If your threshold is on the low side, at least you seem to realise it - you said yourself, you're not looking for people with many issues? So you've got the first part of it sorted. Now you just need a place that houses all of those issue-free people. I think you're right: this might not be the place.

Perhaps I digress. Let's get back to your main point. The premise of your debate is a curious one for me... where is the actual disclaimer that said this forum is a sea of fully evolved, mature, issue-free poly people? Incidentally, who actually said this was a place to meet people? I didn't realise that this was a dating site. I'm not being sarcastic - I genuinely thought it was a forum. So, why did you think differently? Am I missing something? If so, take me to the hot women. I'm poly - I'll take them all.

Emm 07-16-2012 11:08 AM

Quote:

Originally Posted by NovemberRain (Post 143611)
I'm wondering, Bohemian, what you're hoping to get out of this thread or this forum by starting out with scolding the people of this forum. ?

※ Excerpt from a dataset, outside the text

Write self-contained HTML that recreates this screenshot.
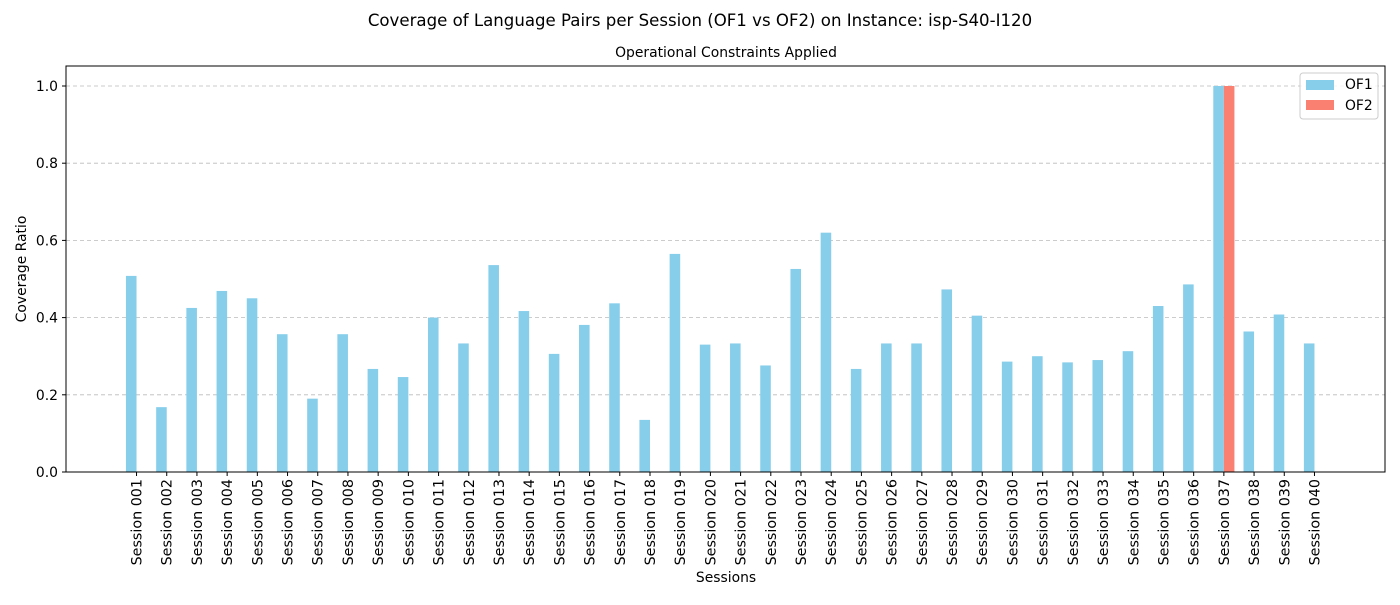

It's classic Concern Troll behaviour.

BohemianMLHR81 07-16-2012 11:34 AM

Sparkle.
 
Thank you for the chuckle. I love the part about wife raising hell at husband. That is exact;ly the reason That I posted. I had that veryt thing happen to me last night. The wife in a couple that I had met with a cpl of weeks ago started sending me hateful texts yesterday about her husband talking to me without her being present. I made it clear to both of them when we met that I did not tolorate this kind of stupid behavior. As the 3rd wheel in any triad jealousy is a turnoff. We are the one's who catch the brunt of the BS. Then ultimately we are the one's who are removed from a 3 way relationship. The main two components that Swinging and Polyamory from my understanding is honesty and communication. Communication seems to be the key thing missing in some of the couples relationships that has produced jealousy. If I am not mistaken you had in one of your replies the analogy of a waterbed. This is true. You have to have your relationship in good condition before you try to add someone else to it. Someone new in the mix is not going to FIX a cheating husband or wife, a wife who is not interested in sex, or a husband who is not talented in the whole sexual act. Adding someone new to a relationship with no trust or trust worthyness, or neglect, or loniness, or rejection is only going to create a lot of heartache usually for the person added.
Unless ytou have been the added single woman in a couples relationships then you can not see it from that angle. I have been part of the couple adding a single as well as another couple. I have been the single one added. It is always the added people that is given the boot when the base couple have issues. Maybe I do lack empathy as you put it but I do believe that if you as a couple need to spice things up adding anyone else to the mix is NOT the way to do that. While I do NOT have a PHD I do know about human nature and I have seen hundreds of relationships crumble over the last 25 years in both lifestyles and jealousy was always a factor. Also if you have a problem in your relationship then as a couple your focus should be on each other not other people.
Look at it from my respective...If this couple that I have met is doing things behind each others back, or they lack communication and trust with each other then how am I suppose to think they will treat me. Will they lie to me? Will they use me as an excuse for their lack of trust? Will one of them call me screaming because the other had an hour of time with me they did not know about? IMO from 25 years experience of being around sexually free lifestyles when a couple lacks the trust and communication it becomes lack of respect for the added people's feelings.
As for my state of being single. My husband decided that the sexual freedom he had was not enough so he had sex with my daughter at the age of 14. So pardon me if I have no tolorance for any kind of red flags!